Effect of gas bubbles on the diffusive flux of methane in anoxic paddy soil

Abstract

The emission of CH4 from paddy soil is driven by CH4 concentration gradients in the submerged soil. CH4 concentration gradients between anoxic methanogenic and oxic methanotrophic soil layers were measured in paddy soil microcosms by using gas diffusion probes with a spatial resolution of 1 mm. The CH4 emission rate was measured by placing a microcosm into a chamber containing an atmosphere of either synthetic air (80% N2, 20% 02) or N2. The CH4 flux was 1.6 ± 5.4 nmol cm−2 d−1 under synthetic air and 288 ± 10 nmol cm−2 d−1 under N2. The difference between the oxic and the anoxic CH4 fluxes was due to CH4 oxidation. The vertical CH4 concentration gradients indicated CH4 oxidation at 2–3 mm depth. Below this depth CH4 concentrations increased steadily to about 10 mm depth, below which accumulation of gas bubbles was observed. The diffusive flux calculated by Fick's first law from the linear part of the gradient was 166 ± 14 nmol cm−2 d−1. Obviously, the flux calculated from molecular diffusion was smaller than the flux that was actually measured under N2. An important condition for the use of Fick's law is that the slope of the gradient used for the calculation is taken in the direction where the slope is steepest. This direction is not necessarily identical with the vertical direction if CH4 concentrations also change in horizontal direction. Measurement of horizontal and vertical CH4 profiles demonstrated that the gradients had a three‐dimensional structure. The reason for this structure was that the isopleths of identical CH4 concentrations followed the uneven surface of the gas bubble layer as the main direct source for the CH4 diffusion gradients.

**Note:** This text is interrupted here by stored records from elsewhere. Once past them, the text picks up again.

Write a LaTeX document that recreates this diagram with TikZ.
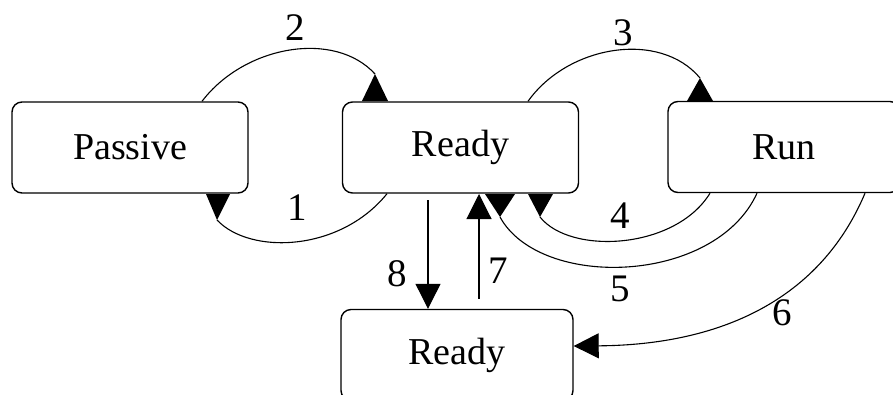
\documentclass[tikz,border=0pt]{standalone}
\usepackage{fontspec}
\setmainfont{Liberation Serif}
\usetikzlibrary{arrows.meta}
\begin{document}
\begin{tikzpicture}[x=1pt,y=-1pt,
  state/.style={draw, line width=1.4pt, rounded corners=10pt, minimum width=236pt,
    minimum height=91pt, inner sep=0pt, font=\fontsize{38}{40}\selectfont},
  lab/.style={font=\fontsize{39}{40}\selectfont, inner sep=0pt},
  conn/.style={line width=1.1pt},
  arr/.style={conn, -{Triangle[length=25pt,width=25pt]}},
]
\useasboundingbox (0,0) rectangle (893,394);
\clip (0,0) rectangle (893,394);
\fill[white] (0,0) rectangle (893,394);

% states
\node[state] (passive) at (130,147.5) {Passive};
\node[state] (ready) at (460.5,147.5) {Ready};
\node[state, minimum width=232pt] (run) at (784,147) {Run};
\node[state, minimum width=232pt] (ready2) at (457,355) {Ready};

% head points (tip of the line, apex of the triangle)
\coordinate (h2) at (375,74);
\coordinate (h3) at (700,78);
\coordinate (h1) at (217,220);
\coordinate (h4) at (540,217);
\coordinate (h5) at (500,217);

% 2: Passive -> Ready
\draw[conn] ([xshift=72pt]passive.north) .. controls (245,45) and (335,30) .. (h2);
\fill (h2) -- ++(-13,27) -- ++(26,0) -- cycle;
% 3: Ready -> Run
\draw[conn] ([xshift=67.5pt]ready.north) .. controls (568,45) and (660,30) .. (h3);
\fill (h3) -- ++(-13,23) -- ++(26,0) -- cycle;
% 1: Ready -> Passive
\draw[conn] ([xshift=-73.5pt]ready.south) .. controls (340,252) and (250,255) .. (h1);
\fill (h1) -- ++(-11,-26) -- ++(24,0) -- cycle;
% 4: Run -> Ready
\draw[conn] ([xshift=-74pt]run.south) .. controls (675,250) and (570,255) .. (h4);
\fill (h4) -- ++(-12,-23) -- ++(25,0) -- cycle;
% 5: Run -> Ready
\draw[conn] ([xshift=-27pt]run.south) .. controls (715,285) and (540,290) .. (h5);
\fill (h5) -- ++(-15,-23) -- ++(30,0) -- cycle;
% 6: Run -> Ready (bottom)
\draw[arr] ([xshift=81pt]run.south) .. controls (820,300) and (720,345) .. (ready2.east |- 0,346);
% 7: Ready (bottom) -> Ready
\draw[arr] (ready2.north -| 479,0) ++(0,-10) -- (479,194);
% 8: Ready -> Ready (bottom)
\draw[arr] (428,200) -- (ready2.north -| 428,0);

% labels
\node[lab] (l2) at (295,28) {2};
\node[lab] (l3) at (623,33) {3};
\node[lab] (l1) at (297,208) {1};
\node[lab] (l4) at (620,216) {4};
\node[lab] (l5) at (620,289) {5};
\node[lab] (l6) at (782,313) {6};
\node[lab] (l7) at (498,271) {7};
\node[lab] (l8) at (397,274) {8};
\end{tikzpicture}
\end{document}
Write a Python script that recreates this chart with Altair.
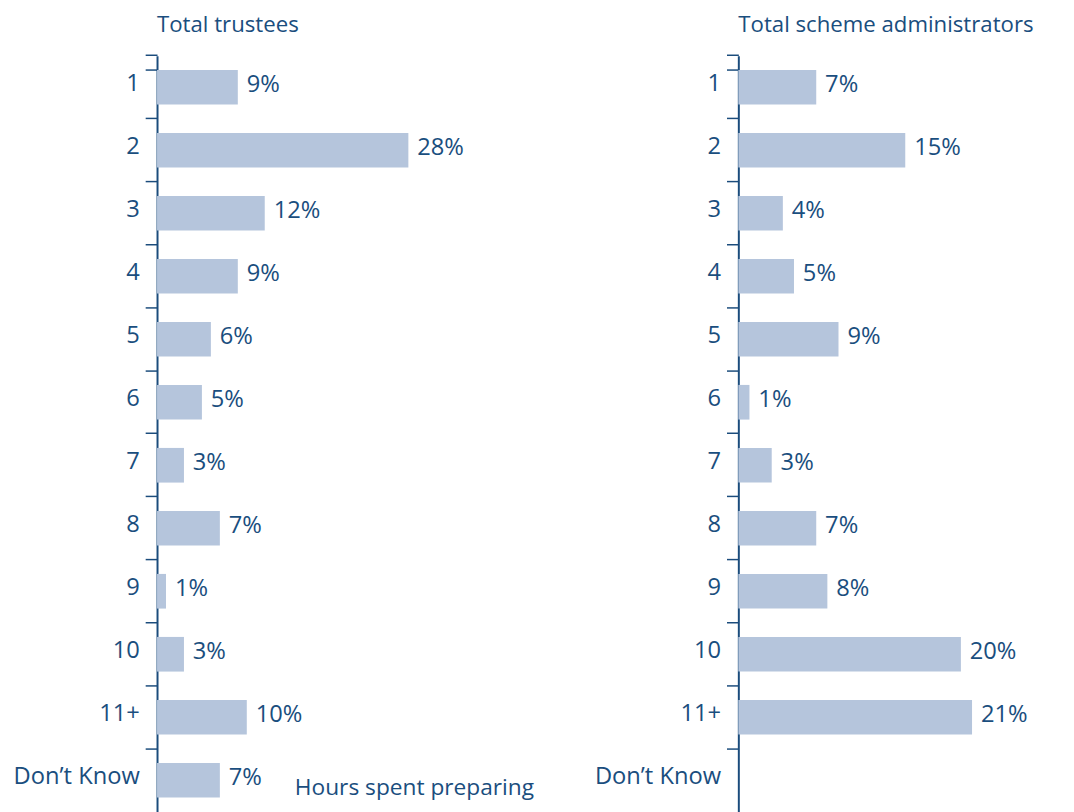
import altair as alt
import pandas as pd

categories = ["1", "2", "3", "4", "5", "6", "7", "8", "9", "10", "11+", "Don’t Know"]
trustee_values = [9, 28, 12, 9, 6, 5, 3, 7, 1, 3, 10, 7]
admin_categories = ["1", "2", "3", "4", "5", "6", "7", "8", "9", "10", "11+"]
admin_values = [7, 15, 4, 5, 9, 1, 3, 7, 8, 20, 21]
panel_titles = ["Total trustees", "Total scheme administrators"]
axis_note = "Hours spent preparing"

TEXT = "#1a4e7e"
AXIS = "#1b4c7c"
BAR = "#b5c5dc"
FONT = "Open Sans"
H = 766
PAD_IN = 0.45
BAND_POS = -(PAD_IN / 2) / (1 - PAD_IN)


def panel(cats, vals, title, xmax, width, note=None):
    df = pd.DataFrame({"cat": cats, "val": vals, "lab": [f"{v}%" for v in vals]})
    y = alt.Y(
        "cat:N",
        sort=categories,
        scale=alt.Scale(domain=categories, paddingInner=PAD_IN, paddingOuter=PAD_IN / 2),
        axis=alt.Axis(
            title=None,
            bandPosition=BAND_POS,
            tickExtra=True,
            tickSize=12,
            labelPadding=6,
            labelOffset=-3,
            domainColor=AXIS,
            tickColor=AXIS,
            labelColor=TEXT,
            labelFontSize=24,
            labelFont=FONT,
            domainWidth=2,
            tickWidth=1.5,
            grid=False,
        ),
    )
    x = alt.X("val:Q", scale=alt.Scale(domain=[0, xmax]), axis=None)
    bars = alt.Chart(df).mark_bar(color=BAR).encode(x=x, y=y)
    labels = alt.Chart(df).mark_text(
        align="left", dx=9, dy=-2, font=FONT, fontSize=24, color=TEXT
    ).encode(x=x, y=y, text="lab:N")
    layers = [bars, labels]
    if note:
        ndf = pd.DataFrame({"cat": [categories[-1]], "val": [xmax], "lab": [note]})
        layers.append(
            alt.Chart(ndf).mark_text(
                align="right", dy=8, font=FONT, fontSize=23, color=TEXT
            ).encode(x=x, y=y, text="lab:N")
        )
    return alt.layer(*layers).properties(
        width=width,
        height=H,
        title=alt.TitleParams(title, anchor="start", frame="group"),
    )


left = panel(categories, trustee_values, panel_titles[0], 42, 382, note=axis_note)
right = panel(admin_categories, admin_values, panel_titles[1], 29, 327)

chart = (
    alt.hconcat(left, right, spacing=61)
    .properties(padding={"left": 5, "top": 0, "right": 5, "bottom": 5})
    .configure_view(stroke=None)
    .configure_title(font=FONT, fontSize=22.5, color=TEXT, fontWeight="normal", offset=8)
)

chart.save("out.html", embed_options={"renderer": "svg", "actions": False})
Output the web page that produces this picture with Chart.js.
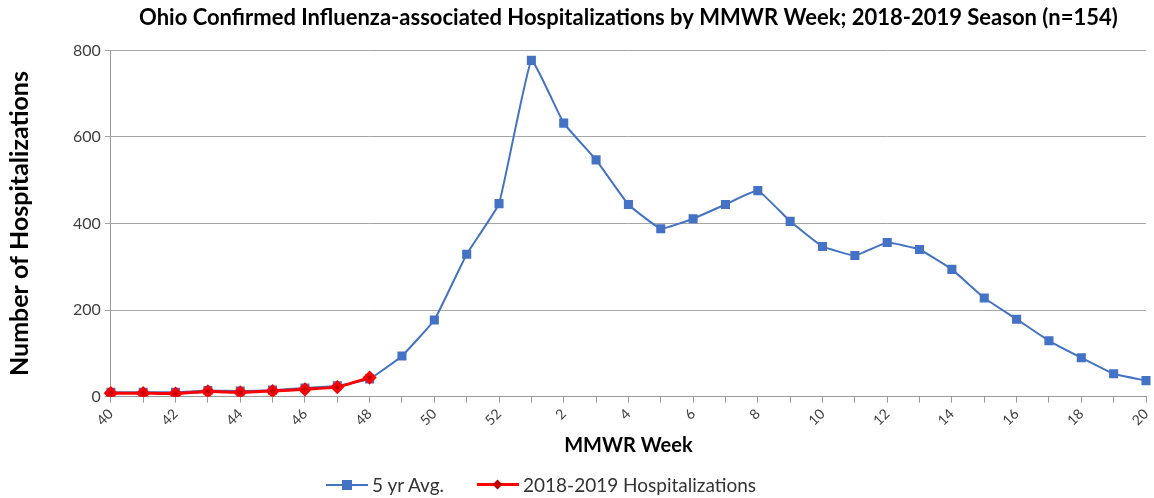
<!DOCTYPE html>
<html>
<head>
<meta charset="utf-8">
<script src="https://cdn.jsdelivr.net/npm/chart.js@4"></script>
<style>
  html, body { margin: 0; padding: 0; background: #fff; }
  #wrap { position: relative; width: 1154px; height: 498px; }
  #legend { position: absolute; left: 0; top: 472px; width: 1154px; height: 26px;
    font-family: Lato, "Open Sans", sans-serif; font-size: 19px; color: #333; }
  .item { position: absolute; top: 0; height: 26px; line-height: 26px; white-space: nowrap; }
  .swatch { position: absolute; top: 12px; height: 2px; width: 42px; }
  .mark { position: absolute; }
</style>
</head>
<body>
<div id="wrap">
  <canvas id="c" width="1154" height="498"></canvas>
  <div id="legend">
    <div class="item" style="left:326px;">
      <span class="swatch" style="left:0;background:#4472C4;"></span>
      <span class="mark" style="left:16px;top:8px;width:10px;height:10px;background:#4472C4;"></span>
      <span style="position:absolute;left:46px;">5 yr Avg.</span>
    </div>
    <div class="item" style="left:477px;">
      <span class="swatch" style="left:0;top:11px;height:3px;background:#FF0000;"></span>
      <span class="mark" style="left:17px;top:9px;width:7px;height:7px;background:#C00000;transform:rotate(45deg);"></span>
      <span style="position:absolute;left:46px;">2018-2019 Hospitalizations</span>
    </div>
  </div>
</div>
<script>
// MMWR weeks, season 40..20
const weeks = [40, 41, 42, 43, 44, 45, 46, 47, 48, 49, 50, 51, 52,
  1, 2, 3, 4, 5, 6, 7, 8, 9, 10, 11, 12, 13, 14, 15, 16, 17, 18, 19, 20];

const avg5yr = [10, 10, 10, 14, 13, 15, 20, 25, 41, 94, 177, 329, 446,
  777, 632, 547, 444, 388, 411, 444, 476, 405, 347, 326, 356, 340, 294, 228, 179, 129, 90, 53, 37];

const season1819 = [8, 8, 7, 12, 10, 13, 17, 22, 44];

const yTicks = [0, 200, 400, 600, 800];

const FONT = 'Lato, "Open Sans", sans-serif';

new Chart(document.getElementById('c'), {
  type: 'line',
  data: {
    labels: weeks.map(String),
    datasets: [{
      label: '5 yr Avg.',
      data: avg5yr,
      borderColor: '#4472C4',
      backgroundColor: '#4472C4',
      borderWidth: 2,
      tension: 0.1,
      pointStyle: 'rect',
      pointRadius: 5,
      pointHoverRadius: 5,
      order: 2
    }, {
      label: '2018-2019 Hospitalizations',
      data: season1819,
      borderColor: '#FF0000',
      backgroundColor: '#C00000',
      borderWidth: 3,
      tension: 0.1,
      pointStyle: 'rectRot',
      pointRadius: 5,
      pointHoverRadius: 5,
      order: 1
    }]
  },
  options: {
    responsive: false,
    animation: false,
    layout: { padding: { left: 5, right: 6, top: 0, bottom: 40 } },
    plugins: {
      legend: { display: false },
      tooltip: { enabled: false },
      title: {
        display: true,
        fullSize: false,
        text: 'Ohio Confirmed Influenza-associated Hospitalizations by MMWR Week; 2018-2019 Season (n=154)',
        color: '#000',
        font: { family: FONT, size: 22, weight: 'bold' },
        padding: { top: 5, bottom: 19 }
      }
    },
    scales: {
      x: {
        offset: false,
        afterFit: function (s) { s.paddingRight = 0; },
        grid: { display: true, drawOnChartArea: false, color: '#9a9a9a', tickLength: 6 },
        border: { color: '#9a9a9a' },
        ticks: {
          autoSkip: false,
          minRotation: 45,
          maxRotation: 45,
          color: '#404040',
          font: { family: FONT, size: 14 },
          callback: function (v, i) { return i % 2 === 0 ? weeks[i] : ''; }
        },
        title: {
          display: true,
          text: 'MMWR Week',
          color: '#000',
          font: { family: FONT, size: 20, weight: 'bold' },
          padding: { top: 2, bottom: 0 }
        }
      },
      y: {
        min: 0,
        max: 800,
        afterBuildTicks: function (s) { s.ticks = yTicks.map(v => ({ value: v })); },
        grid: { color: '#a6a6a6', tickLength: 6 },
        border: { color: '#9a9a9a' },
        ticks: {
          color: '#404040',
          font: { family: FONT, size: 16 },
          padding: 4
        },
        title: {
          display: true,
          text: 'Number of Hospitalizations',
          color: '#000',
          font: { family: FONT, size: 25, weight: 'bold' },
          padding: { top: 0, bottom: 34 }
        }
      }
    }
  }
});
</script>
</body>
</html>
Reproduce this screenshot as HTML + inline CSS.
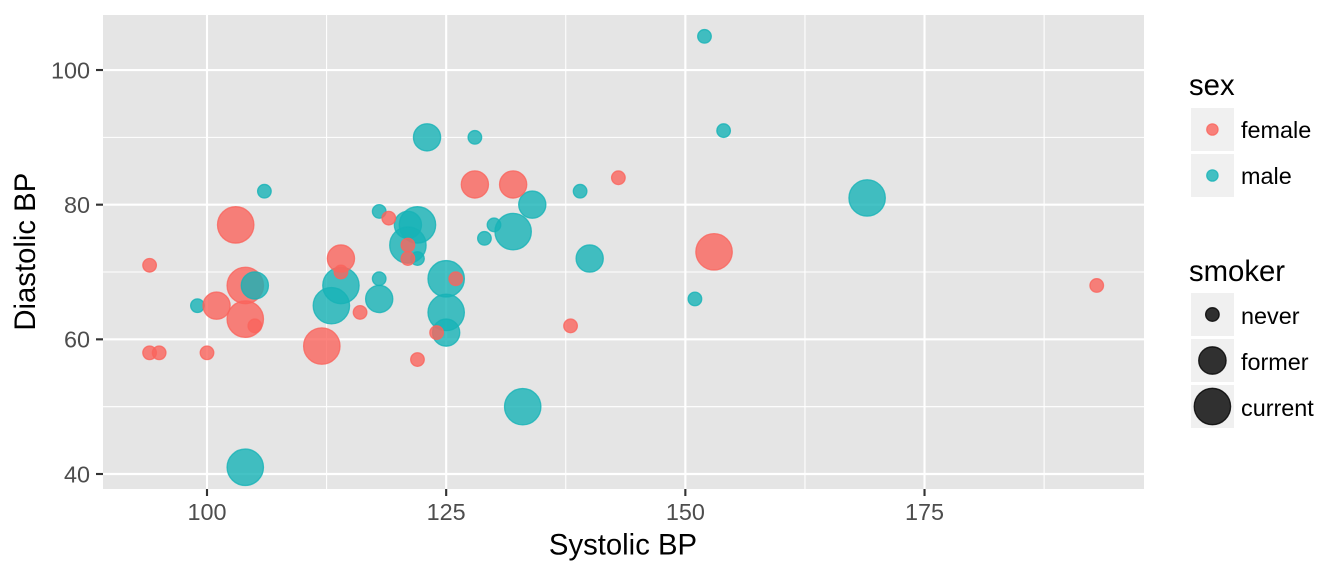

We conclude that gas bubbles do not only directly cause a CH4 flux by ebullition but also indirectly affect the diffusional flux of CH4 in soil or sediment. When the diffusive CH4 flux was calculated from the concentration gradient at 6–8 mm depth, it was larger (224 ± 70 nmol cm−2 d−1) than from that at 3–5 mm depth (125 ± 86 nmol cm−2 d−1). Thus, a transport process in addition to molecular diffusion seemed to be active in the upper soil layers, possibly bioirrigation.